::: Entries shown
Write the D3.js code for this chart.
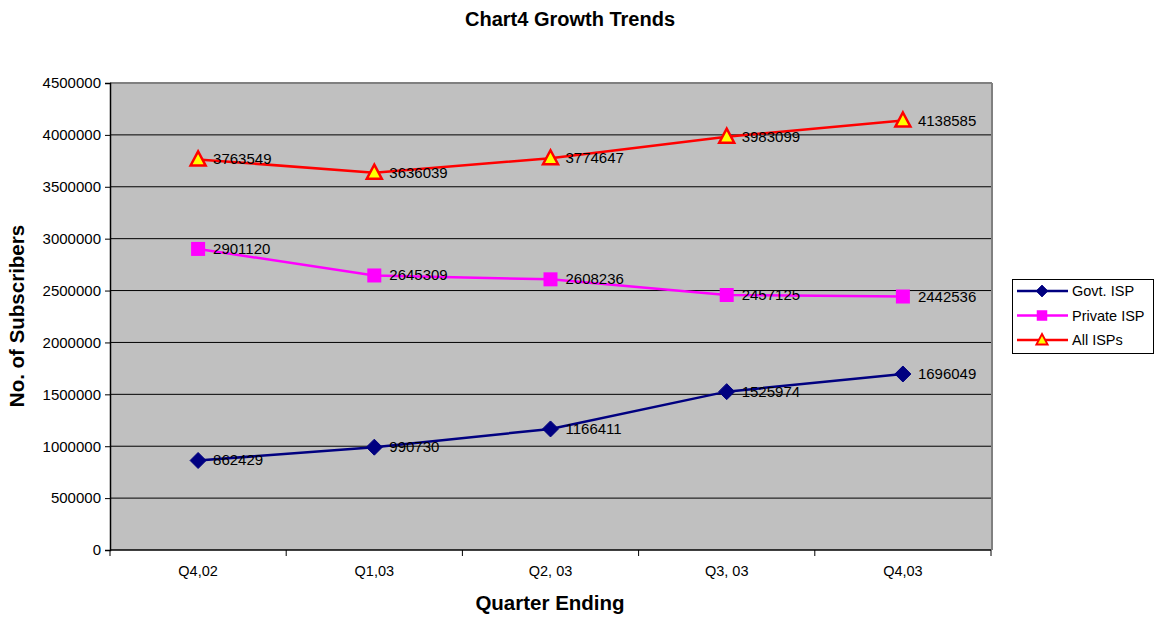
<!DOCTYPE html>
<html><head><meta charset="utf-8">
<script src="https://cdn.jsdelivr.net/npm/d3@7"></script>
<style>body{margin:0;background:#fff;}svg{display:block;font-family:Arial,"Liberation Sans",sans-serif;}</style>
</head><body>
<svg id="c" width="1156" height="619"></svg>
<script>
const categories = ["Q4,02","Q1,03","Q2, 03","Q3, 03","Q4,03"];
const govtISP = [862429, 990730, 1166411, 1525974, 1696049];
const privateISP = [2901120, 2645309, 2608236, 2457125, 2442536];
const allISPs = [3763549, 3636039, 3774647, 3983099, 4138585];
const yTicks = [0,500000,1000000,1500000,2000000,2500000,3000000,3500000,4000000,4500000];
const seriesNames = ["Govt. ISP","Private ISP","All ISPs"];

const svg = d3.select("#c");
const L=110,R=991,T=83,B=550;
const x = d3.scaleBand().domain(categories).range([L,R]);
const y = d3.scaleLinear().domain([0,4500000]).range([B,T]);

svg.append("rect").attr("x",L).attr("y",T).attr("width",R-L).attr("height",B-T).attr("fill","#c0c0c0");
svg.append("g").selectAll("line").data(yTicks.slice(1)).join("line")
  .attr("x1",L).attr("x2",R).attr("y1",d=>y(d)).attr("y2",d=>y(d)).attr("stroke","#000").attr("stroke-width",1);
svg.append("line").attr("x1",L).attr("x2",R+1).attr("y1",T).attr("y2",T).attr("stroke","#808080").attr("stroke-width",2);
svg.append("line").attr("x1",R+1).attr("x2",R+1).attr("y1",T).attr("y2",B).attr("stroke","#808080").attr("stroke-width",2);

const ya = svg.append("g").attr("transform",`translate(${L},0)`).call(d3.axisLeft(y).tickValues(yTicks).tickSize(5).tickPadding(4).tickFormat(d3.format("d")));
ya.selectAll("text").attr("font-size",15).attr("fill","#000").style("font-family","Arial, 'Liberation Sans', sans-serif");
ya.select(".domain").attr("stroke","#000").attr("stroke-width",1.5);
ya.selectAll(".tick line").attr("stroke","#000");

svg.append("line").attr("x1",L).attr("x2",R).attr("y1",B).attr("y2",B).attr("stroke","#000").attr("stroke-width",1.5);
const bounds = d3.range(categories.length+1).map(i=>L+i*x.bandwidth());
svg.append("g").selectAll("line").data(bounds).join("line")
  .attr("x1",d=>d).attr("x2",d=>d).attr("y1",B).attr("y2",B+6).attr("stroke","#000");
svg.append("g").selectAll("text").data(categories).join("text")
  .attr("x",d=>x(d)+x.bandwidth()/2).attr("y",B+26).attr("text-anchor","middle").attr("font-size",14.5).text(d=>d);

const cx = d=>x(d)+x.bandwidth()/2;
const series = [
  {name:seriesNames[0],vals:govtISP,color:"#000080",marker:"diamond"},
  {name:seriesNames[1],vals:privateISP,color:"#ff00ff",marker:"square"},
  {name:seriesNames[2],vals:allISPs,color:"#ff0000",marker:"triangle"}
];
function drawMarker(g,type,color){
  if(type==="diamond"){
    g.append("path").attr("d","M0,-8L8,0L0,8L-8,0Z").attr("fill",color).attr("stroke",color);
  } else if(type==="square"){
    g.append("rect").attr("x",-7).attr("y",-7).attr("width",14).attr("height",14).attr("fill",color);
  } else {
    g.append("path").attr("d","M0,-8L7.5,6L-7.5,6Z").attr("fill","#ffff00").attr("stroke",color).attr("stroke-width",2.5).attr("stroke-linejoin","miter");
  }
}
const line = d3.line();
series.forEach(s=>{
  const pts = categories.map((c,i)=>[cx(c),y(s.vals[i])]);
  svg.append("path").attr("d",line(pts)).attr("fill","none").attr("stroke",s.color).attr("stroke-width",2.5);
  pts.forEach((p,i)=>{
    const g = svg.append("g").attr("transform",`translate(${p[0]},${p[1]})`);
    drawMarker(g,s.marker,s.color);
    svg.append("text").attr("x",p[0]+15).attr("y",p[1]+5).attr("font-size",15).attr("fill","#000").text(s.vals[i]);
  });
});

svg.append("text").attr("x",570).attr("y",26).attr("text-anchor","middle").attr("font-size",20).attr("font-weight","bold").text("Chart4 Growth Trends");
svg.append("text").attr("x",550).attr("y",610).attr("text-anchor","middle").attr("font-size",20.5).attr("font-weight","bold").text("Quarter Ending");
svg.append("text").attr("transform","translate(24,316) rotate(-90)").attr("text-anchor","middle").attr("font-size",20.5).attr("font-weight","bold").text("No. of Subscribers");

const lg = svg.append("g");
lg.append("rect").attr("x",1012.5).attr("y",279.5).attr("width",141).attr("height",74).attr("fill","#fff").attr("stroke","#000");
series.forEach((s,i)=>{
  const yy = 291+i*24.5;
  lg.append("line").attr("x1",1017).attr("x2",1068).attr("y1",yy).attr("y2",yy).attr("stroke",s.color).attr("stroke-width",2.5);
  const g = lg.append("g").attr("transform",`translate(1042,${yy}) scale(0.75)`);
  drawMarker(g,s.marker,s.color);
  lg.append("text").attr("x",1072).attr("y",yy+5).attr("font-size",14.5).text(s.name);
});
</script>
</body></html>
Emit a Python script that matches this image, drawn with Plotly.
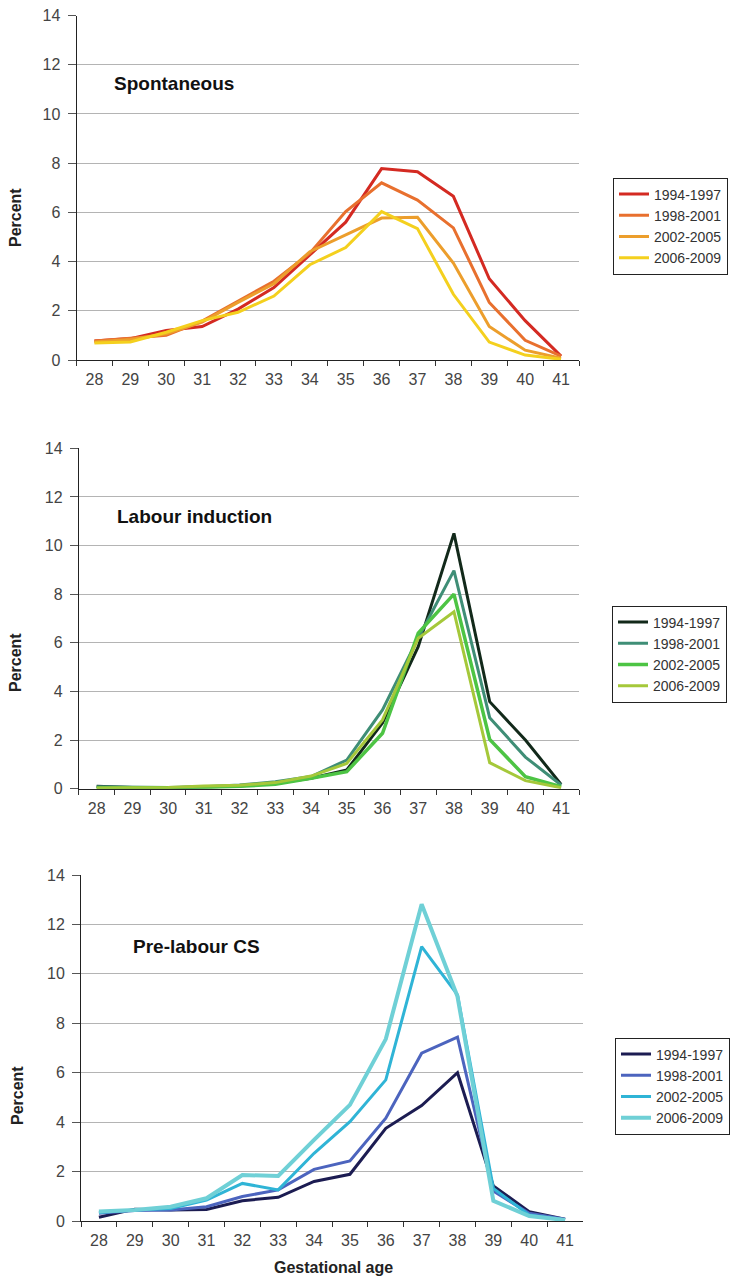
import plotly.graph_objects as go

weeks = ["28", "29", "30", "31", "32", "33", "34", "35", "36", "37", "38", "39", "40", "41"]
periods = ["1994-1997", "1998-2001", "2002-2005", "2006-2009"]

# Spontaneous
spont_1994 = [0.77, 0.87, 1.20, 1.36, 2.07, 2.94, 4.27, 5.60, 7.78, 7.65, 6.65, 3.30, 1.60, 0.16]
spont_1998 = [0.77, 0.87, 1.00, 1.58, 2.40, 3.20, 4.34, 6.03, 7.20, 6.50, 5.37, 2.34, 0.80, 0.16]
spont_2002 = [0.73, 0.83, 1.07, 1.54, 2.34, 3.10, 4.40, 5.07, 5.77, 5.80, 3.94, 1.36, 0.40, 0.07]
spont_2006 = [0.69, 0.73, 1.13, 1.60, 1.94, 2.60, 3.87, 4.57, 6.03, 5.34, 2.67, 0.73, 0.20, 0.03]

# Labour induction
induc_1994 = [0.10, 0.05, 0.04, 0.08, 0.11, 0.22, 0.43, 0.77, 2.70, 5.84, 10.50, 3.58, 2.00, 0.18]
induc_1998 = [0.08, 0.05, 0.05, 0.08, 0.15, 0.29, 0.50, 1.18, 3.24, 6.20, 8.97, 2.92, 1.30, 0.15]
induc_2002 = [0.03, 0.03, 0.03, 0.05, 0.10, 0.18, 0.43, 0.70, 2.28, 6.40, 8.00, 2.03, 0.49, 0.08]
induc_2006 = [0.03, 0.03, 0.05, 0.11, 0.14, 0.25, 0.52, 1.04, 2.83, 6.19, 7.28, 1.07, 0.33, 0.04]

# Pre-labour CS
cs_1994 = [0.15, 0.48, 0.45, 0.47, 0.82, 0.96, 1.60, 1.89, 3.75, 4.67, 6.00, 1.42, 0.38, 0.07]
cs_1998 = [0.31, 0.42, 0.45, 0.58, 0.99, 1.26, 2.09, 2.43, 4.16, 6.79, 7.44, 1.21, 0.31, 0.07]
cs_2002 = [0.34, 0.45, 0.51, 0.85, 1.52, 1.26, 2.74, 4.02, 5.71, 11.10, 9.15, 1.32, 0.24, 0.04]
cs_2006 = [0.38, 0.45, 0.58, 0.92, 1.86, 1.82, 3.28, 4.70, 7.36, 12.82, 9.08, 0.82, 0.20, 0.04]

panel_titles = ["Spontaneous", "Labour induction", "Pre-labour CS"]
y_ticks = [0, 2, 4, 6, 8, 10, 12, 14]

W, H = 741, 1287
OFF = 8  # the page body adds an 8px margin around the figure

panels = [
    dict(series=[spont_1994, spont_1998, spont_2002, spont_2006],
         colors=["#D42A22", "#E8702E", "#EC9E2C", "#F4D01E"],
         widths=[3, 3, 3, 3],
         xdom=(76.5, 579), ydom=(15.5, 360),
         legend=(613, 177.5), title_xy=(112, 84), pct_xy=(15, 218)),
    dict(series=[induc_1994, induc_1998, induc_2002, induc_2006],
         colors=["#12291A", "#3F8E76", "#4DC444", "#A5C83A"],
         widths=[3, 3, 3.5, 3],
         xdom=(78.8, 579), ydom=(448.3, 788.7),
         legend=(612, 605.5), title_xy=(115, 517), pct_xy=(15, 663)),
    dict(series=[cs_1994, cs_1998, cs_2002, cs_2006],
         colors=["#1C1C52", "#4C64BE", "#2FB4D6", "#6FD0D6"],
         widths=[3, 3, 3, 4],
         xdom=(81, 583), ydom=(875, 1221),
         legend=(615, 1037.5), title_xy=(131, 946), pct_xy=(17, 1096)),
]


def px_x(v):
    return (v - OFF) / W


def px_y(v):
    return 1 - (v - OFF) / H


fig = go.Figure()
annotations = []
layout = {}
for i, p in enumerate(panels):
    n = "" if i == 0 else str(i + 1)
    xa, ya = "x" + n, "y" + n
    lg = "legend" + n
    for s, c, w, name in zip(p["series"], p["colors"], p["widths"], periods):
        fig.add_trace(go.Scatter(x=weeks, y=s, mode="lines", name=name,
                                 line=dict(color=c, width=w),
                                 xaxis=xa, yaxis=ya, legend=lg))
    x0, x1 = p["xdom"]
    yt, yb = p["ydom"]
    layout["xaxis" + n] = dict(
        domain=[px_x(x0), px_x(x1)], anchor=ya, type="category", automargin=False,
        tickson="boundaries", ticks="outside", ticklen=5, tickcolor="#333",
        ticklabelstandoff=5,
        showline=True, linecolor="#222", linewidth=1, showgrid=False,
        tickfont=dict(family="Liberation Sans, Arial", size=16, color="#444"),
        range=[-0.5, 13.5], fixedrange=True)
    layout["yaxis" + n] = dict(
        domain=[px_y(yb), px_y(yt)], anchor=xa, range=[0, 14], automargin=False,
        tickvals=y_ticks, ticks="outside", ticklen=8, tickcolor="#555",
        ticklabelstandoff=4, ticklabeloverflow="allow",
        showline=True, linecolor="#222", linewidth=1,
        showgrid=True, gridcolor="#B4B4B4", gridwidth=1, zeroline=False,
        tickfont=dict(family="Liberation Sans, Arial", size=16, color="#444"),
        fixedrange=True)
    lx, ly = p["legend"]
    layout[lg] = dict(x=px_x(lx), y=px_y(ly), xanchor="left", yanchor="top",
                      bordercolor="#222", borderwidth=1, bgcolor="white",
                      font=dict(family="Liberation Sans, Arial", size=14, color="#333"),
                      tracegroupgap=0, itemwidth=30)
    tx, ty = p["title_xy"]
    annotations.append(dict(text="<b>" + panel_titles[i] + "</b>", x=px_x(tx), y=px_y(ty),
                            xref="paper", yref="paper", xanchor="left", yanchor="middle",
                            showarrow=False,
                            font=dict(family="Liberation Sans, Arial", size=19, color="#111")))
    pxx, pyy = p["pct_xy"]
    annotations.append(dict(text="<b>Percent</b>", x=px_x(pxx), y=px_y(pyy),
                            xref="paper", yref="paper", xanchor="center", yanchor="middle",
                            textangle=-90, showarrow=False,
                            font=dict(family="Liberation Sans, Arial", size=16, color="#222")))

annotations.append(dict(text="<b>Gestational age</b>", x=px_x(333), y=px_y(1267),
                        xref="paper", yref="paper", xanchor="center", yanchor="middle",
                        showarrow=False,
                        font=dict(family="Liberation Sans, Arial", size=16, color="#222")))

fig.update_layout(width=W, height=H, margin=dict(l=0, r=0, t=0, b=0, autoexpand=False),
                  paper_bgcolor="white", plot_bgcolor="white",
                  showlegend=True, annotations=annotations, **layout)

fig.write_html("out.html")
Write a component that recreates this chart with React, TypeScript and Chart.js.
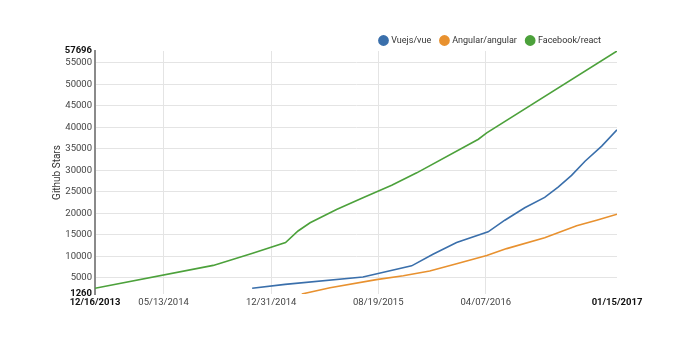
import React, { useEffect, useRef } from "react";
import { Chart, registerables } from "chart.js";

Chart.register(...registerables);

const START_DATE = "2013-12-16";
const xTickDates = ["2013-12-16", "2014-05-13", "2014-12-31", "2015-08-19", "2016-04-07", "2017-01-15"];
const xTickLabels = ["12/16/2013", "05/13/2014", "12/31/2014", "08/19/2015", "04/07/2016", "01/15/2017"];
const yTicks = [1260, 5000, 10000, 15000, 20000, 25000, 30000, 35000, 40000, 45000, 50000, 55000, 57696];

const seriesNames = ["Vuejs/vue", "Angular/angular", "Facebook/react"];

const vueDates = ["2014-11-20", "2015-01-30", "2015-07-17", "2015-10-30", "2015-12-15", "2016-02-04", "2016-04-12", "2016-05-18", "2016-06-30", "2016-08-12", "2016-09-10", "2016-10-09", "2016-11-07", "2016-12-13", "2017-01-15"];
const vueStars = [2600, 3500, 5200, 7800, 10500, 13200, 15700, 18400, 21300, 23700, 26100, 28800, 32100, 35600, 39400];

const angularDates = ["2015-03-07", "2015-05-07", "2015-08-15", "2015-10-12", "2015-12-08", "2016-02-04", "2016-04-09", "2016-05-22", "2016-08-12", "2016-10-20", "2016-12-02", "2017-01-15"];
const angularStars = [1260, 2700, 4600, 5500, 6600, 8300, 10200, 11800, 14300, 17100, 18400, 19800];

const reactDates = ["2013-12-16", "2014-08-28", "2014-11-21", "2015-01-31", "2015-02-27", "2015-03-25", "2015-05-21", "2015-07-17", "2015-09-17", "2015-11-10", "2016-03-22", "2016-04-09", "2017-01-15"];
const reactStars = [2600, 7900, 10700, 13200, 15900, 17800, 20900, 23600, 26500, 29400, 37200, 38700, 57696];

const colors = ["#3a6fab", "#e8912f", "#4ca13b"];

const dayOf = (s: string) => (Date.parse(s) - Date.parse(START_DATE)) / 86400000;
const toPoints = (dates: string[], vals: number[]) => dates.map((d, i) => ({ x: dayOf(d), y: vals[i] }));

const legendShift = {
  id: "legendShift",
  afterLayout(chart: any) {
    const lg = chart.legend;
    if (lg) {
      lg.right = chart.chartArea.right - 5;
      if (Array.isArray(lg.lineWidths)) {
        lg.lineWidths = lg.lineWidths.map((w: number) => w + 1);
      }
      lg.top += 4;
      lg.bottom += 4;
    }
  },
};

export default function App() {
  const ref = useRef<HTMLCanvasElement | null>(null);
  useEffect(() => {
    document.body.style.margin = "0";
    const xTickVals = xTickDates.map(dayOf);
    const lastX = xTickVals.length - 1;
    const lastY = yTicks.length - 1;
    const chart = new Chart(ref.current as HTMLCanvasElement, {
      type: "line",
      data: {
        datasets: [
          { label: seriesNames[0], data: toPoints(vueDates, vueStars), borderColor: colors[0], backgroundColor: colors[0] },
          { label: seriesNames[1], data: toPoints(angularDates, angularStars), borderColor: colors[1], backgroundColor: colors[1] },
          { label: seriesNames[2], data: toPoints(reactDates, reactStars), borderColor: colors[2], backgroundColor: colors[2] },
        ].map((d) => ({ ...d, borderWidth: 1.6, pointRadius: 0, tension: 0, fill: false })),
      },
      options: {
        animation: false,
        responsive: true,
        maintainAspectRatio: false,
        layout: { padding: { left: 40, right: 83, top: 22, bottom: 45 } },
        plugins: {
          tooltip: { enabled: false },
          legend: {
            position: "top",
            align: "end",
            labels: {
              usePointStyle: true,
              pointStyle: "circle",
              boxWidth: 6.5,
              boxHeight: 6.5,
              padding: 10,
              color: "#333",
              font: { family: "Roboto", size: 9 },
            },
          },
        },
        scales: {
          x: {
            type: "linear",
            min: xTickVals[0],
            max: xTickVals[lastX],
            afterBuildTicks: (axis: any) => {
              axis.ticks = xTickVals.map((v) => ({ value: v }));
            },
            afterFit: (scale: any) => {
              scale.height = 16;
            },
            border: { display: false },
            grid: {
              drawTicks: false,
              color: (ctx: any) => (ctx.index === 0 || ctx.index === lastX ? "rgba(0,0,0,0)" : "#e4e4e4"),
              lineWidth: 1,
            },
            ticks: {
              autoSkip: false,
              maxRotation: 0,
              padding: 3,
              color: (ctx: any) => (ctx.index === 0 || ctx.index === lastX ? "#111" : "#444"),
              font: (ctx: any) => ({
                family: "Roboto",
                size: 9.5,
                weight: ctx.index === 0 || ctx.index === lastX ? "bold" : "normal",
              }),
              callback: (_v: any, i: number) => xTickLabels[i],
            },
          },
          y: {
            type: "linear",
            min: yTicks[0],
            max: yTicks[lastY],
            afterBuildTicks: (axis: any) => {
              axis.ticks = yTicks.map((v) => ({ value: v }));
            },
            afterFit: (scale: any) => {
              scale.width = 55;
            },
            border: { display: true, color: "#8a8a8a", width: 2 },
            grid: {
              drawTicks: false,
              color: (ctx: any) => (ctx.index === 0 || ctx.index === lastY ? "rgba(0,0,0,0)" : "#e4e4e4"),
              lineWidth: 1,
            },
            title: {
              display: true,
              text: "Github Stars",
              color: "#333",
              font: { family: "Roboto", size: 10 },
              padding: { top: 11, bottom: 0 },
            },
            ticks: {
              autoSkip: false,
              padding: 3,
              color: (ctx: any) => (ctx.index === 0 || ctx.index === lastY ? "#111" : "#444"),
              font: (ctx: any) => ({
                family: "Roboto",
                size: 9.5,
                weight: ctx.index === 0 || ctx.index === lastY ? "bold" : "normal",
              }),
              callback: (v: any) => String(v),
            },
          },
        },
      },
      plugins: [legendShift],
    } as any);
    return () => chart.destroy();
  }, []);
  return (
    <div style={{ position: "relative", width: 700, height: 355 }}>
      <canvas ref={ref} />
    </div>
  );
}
::::::
## Task to complete
Read the entries and pick out all lines that include the word "with".

## Correct output
Emit a Python script that matches this image, drawn with Plotly.
Write a component that recreates this chart with React, TypeScript and Chart.js.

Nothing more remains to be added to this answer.